● **Problem to work on**:
Set the listing down again exactly, please, apart from its pictures.

□ □ □ □ □ □ □

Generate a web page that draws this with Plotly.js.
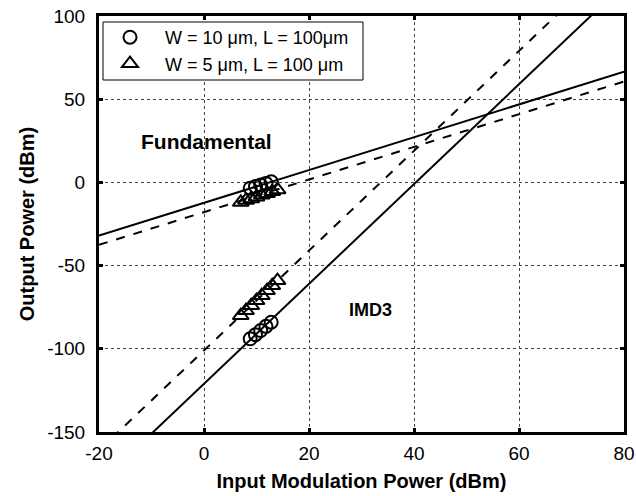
<!DOCTYPE html>
<html><head><meta charset="utf-8">
<script src="https://cdn.plot.ly/plotly-3.0.1.min.js"></script>
<style>body{margin:0;background:#fff}#g{width:636px;height:496px}</style>
</head><body><div id="g"></div>
<script>
// Fitted lines (endpoints)
const lineX = [-20, 80];
const fundSolidY = [-32.0, 66.6];   // W = 10 um
const fundDashY = [-37.5, 60.6];    // W = 5 um
const imdSolidY = [-181, 119];      // W = 10 um
const imdDashY = [-161, 139];       // W = 5 um

// Measured points, W = 10 um (circles)
const circX = [8.8, 9.8, 10.8, 11.8, 12.8];
const circFundY = [-3.5, -2.5, -1.6, -0.6, 0.4];
const circImdY = [-94, -91.5, -89, -86.5, -84];

// Measured points, W = 5 um (triangles)
const triX = [7, 8, 9, 10, 11, 12, 13, 14];
const triFundY = [-12, -10.8, -9.8, -8.7, -7.6, -6.6, -5.5, -4.4];
const triImdY = [-80, -77, -74, -71, -68, -65, -62, -59];

// Tick labels
const xTicks = [-20, 0, 20, 40, 60, 80];
const xTickText = ['-20', '0', '20', '40', '60', '80'];
const yTicks = [-150, -100, -50, 0, 50, 100];
const yTickText = ['-150', '-100', '-50', '0', '50', '100'];

const NB = '\u00a0\u00a0\u00a0';
const legend1 = NB + 'W = 10 \u03bcm, L = 100\u03bcm';
const legend2 = NB + 'W = 5 \u03bcm, L = 100 \u03bcm';

const FONT = 'Arial, "Liberation Sans", sans-serif';
const lineStyle = (dash) => ({color: '#000', width: 2, dash: dash});

const traces = [
  {x: lineX, y: fundSolidY, mode: 'lines', line: lineStyle('solid'), showlegend: false, hoverinfo: 'skip'},
  {x: lineX, y: fundDashY, mode: 'lines', line: lineStyle('dash'), showlegend: false, hoverinfo: 'skip'},
  {x: lineX, y: imdSolidY, mode: 'lines', line: lineStyle('solid'), showlegend: false, hoverinfo: 'skip'},
  {x: lineX, y: imdDashY, mode: 'lines', line: lineStyle('dash'), showlegend: false, hoverinfo: 'skip'},
  {x: circX.concat([null], circX), y: circFundY.concat([null], circImdY), mode: 'markers', name: legend1,
   marker: {symbol: 'circle-open', size: 13, color: '#000', line: {width: 2, color: '#000'}}},
  {x: triX.concat([null], triX), y: triFundY.concat([null], triImdY), mode: 'markers', name: legend2,
   marker: {symbol: 'triangle-up-open', size: 14, color: '#000', line: {width: 2, color: '#000'}}}
];

const axisCommon = {
  showline: true, mirror: 'ticks', linecolor: '#000', linewidth: 3,
  ticks: 'inside', ticklen: 4, tickwidth: 3, tickcolor: '#000',
  showgrid: true, gridcolor: '#444', griddash: 'dot', gridwidth: 1,
  zeroline: false, tickfont: {family: FONT, size: 19, color: '#000'}
};

const W = 636, H = 496, ML = 99, MR = 12, MT = 16, MB = 64;
const pw = W - ML - MR, ph = H - MT - MB;
const px = (p) => (p - ML) / pw;
const py = (p) => 1 - (p - MT) / ph;

const layout = {
  width: W, height: H,
  margin: {l: ML, r: MR, t: MT, b: MB},
  paper_bgcolor: '#fff', plot_bgcolor: '#fff',
  font: {family: FONT, color: '#000'},
  xaxis: Object.assign({}, axisCommon, {
    range: [-20, 80], tickvals: xTicks, ticktext: xTickText, ticklabelstandoff: 2,
    title: {text: '<b>Input Modulation Power (dBm)</b>', font: {family: FONT, size: 20, color: '#000'}, standoff: 12}
  }),
  yaxis: Object.assign({}, axisCommon, {
    range: [-150, 100], tickvals: yTicks, ticktext: yTickText, ticklabelstandoff: 7,
    title: {text: '<b>Output Power (dBm)</b>', font: {family: FONT, size: 20, color: '#000'}, standoff: 8}
  }),
  showlegend: true,
  legend: {x: px(110), y: py(19), xanchor: 'left', yanchor: 'top', bgcolor: 'rgba(0,0,0,0)',
           borderwidth: 0, font: {family: FONT, size: 18, color: '#000'}, itemwidth: 30},
  shapes: [
    {type: 'rect', xref: 'paper', yref: 'paper', x0: px(103), x1: px(363), y0: py(80), y1: py(22),
     fillcolor: '#fff', line: {color: '#000', width: 1}, layer: 'above'}
  ],
  annotations: [
    {x: 0.4, y: 24.6, xref: 'x', yref: 'y', text: '<b>Fundamental</b>', showarrow: false,
     font: {family: FONT, size: 21, color: '#000'}},
    {x: 31.8, y: -76.5, xref: 'x', yref: 'y', text: '<b>IMD3</b>', showarrow: false,
     font: {family: FONT, size: 18, color: '#000'}}
  ]
};

Plotly.newPlot('g', traces, layout, {displayModeBar: false, staticPlot: true});
</script></body></html>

□ □ □ □ □ □ □

● **The reply**:
Generate a web page that draws this with Plotly.js.
<!DOCTYPE html>
<html><head><meta charset="utf-8">
<script src="https://cdn.plot.ly/plotly-3.0.1.min.js"></script>
<style>body{margin:0;background:#fff}#g{width:636px;height:496px}</style>
</head><body><div id="g"></div>
<script>
// Fitted lines (endpoints)
const lineX = [-20, 80];
const fundSolidY = [-32.0, 66.6];   // W = 10 um
const fundDashY = [-37.5, 60.6];    // W = 5 um
const imdSolidY = [-181, 119];      // W = 10 um
const imdDashY = [-161, 139];       // W = 5 um

// Measured points, W = 10 um (circles)
const circX = [8.8, 9.8, 10.8, 11.8, 12.8];
const circFundY = [-3.5, -2.5, -1.6, -0.6, 0.4];
const circImdY = [-94, -91.5, -89, -86.5, -84];

// Measured points, W = 5 um (triangles)
const triX = [7, 8, 9, 10, 11, 12, 13, 14];
const triFundY = [-12, -10.8, -9.8, -8.7, -7.6, -6.6, -5.5, -4.4];
const triImdY = [-80, -77, -74, -71, -68, -65, -62, -59];

// Tick labels
const xTicks = [-20, 0, 20, 40, 60, 80];
const xTickText = ['-20', '0', '20', '40', '60', '80'];
const yTicks = [-150, -100, -50, 0, 50, 100];
const yTickText = ['-150', '-100', '-50', '0', '50', '100'];

const NB = '\u00a0\u00a0\u00a0';
const legend1 = NB + 'W = 10 \u03bcm, L = 100\u03bcm';
const legend2 = NB + 'W = 5 \u03bcm, L = 100 \u03bcm';

const FONT = 'Arial, "Liberation Sans", sans-serif';
const lineStyle = (dash) => ({color: '#000', width: 2, dash: dash});

const traces = [
  {x: lineX, y: fundSolidY, mode: 'lines', line: lineStyle('solid'), showlegend: false, hoverinfo: 'skip'},
  {x: lineX, y: fundDashY, mode: 'lines', line: lineStyle('dash'), showlegend: false, hoverinfo: 'skip'},
  {x: lineX, y: imdSolidY, mode: 'lines', line: lineStyle('solid'), showlegend: false, hoverinfo: 'skip'},
  {x: lineX, y: imdDashY, mode: 'lines', line: lineStyle('dash'), showlegend: false, hoverinfo: 'skip'},
  {x: circX.concat([null], circX), y: circFundY.concat([null], circImdY), mode: 'markers', name: legend1,
   marker: {symbol: 'circle-open', size: 13, color: '#000', line: {width: 2, color: '#000'}}},
  {x: triX.concat([null], triX), y: triFundY.concat([null], triImdY), mode: 'markers', name: legend2,
   marker: {symbol: 'triangle-up-open', size: 14, color: '#000', line: {width: 2, color: '#000'}}}
];

const axisCommon = {
  showline: true, mirror: 'ticks', linecolor: '#000', linewidth: 3,
  ticks: 'inside', ticklen: 4, tickwidth: 3, tickcolor: '#000',
  showgrid: true, gridcolor: '#444', griddash: 'dot', gridwidth: 1,
  zeroline: false, tickfont: {family: FONT, size: 19, color: '#000'}
};

const W = 636, H = 496, ML = 99, MR = 12, MT = 16, MB = 64;
const pw = W - ML - MR, ph = H - MT - MB;
const px = (p) => (p - ML) / pw;
const py = (p) => 1 - (p - MT) / ph;

const layout = {
  width: W, height: H,
  margin: {l: ML, r: MR, t: MT, b: MB},
  paper_bgcolor: '#fff', plot_bgcolor: '#fff',
  font: {family: FONT, color: '#000'},
  xaxis: Object.assign({}, axisCommon, {
    range: [-20, 80], tickvals: xTicks, ticktext: xTickText, ticklabelstandoff: 2,
    title: {text: '<b>Input Modulation Power (dBm)</b>', font: {family: FONT, size: 20, color: '#000'}, standoff: 12}
  }),
  yaxis: Object.assign({}, axisCommon, {
    range: [-150, 100], tickvals: yTicks, ticktext: yTickText, ticklabelstandoff: 7,
    title: {text: '<b>Output Power (dBm)</b>', font: {family: FONT, size: 20, color: '#000'}, standoff: 8}
  }),
  showlegend: true,
  legend: {x: px(110), y: py(19), xanchor: 'left', yanchor: 'top', bgcolor: 'rgba(0,0,0,0)',
           borderwidth: 0, font: {family: FONT, size: 18, color: '#000'}, itemwidth: 30},
  shapes: [
    {type: 'rect', xref: 'paper', yref: 'paper', x0: px(103), x1: px(363), y0: py(80), y1: py(22),
     fillcolor: '#fff', line: {color: '#000', width: 1}, layer: 'above'}
  ],
  annotations: [
    {x: 0.4, y: 24.6, xref: 'x', yref: 'y', text: '<b>Fundamental</b>', showarrow: false,
     font: {family: FONT, size: 21, color: '#000'}},
    {x: 31.8, y: -76.5, xref: 'x', yref: 'y', text: '<b>IMD3</b>', showarrow: false,
     font: {family: FONT, size: 18, color: '#000'}}
  ]
};

Plotly.newPlot('g', traces, layout, {displayModeBar: false, staticPlot: true});
</script></body></html>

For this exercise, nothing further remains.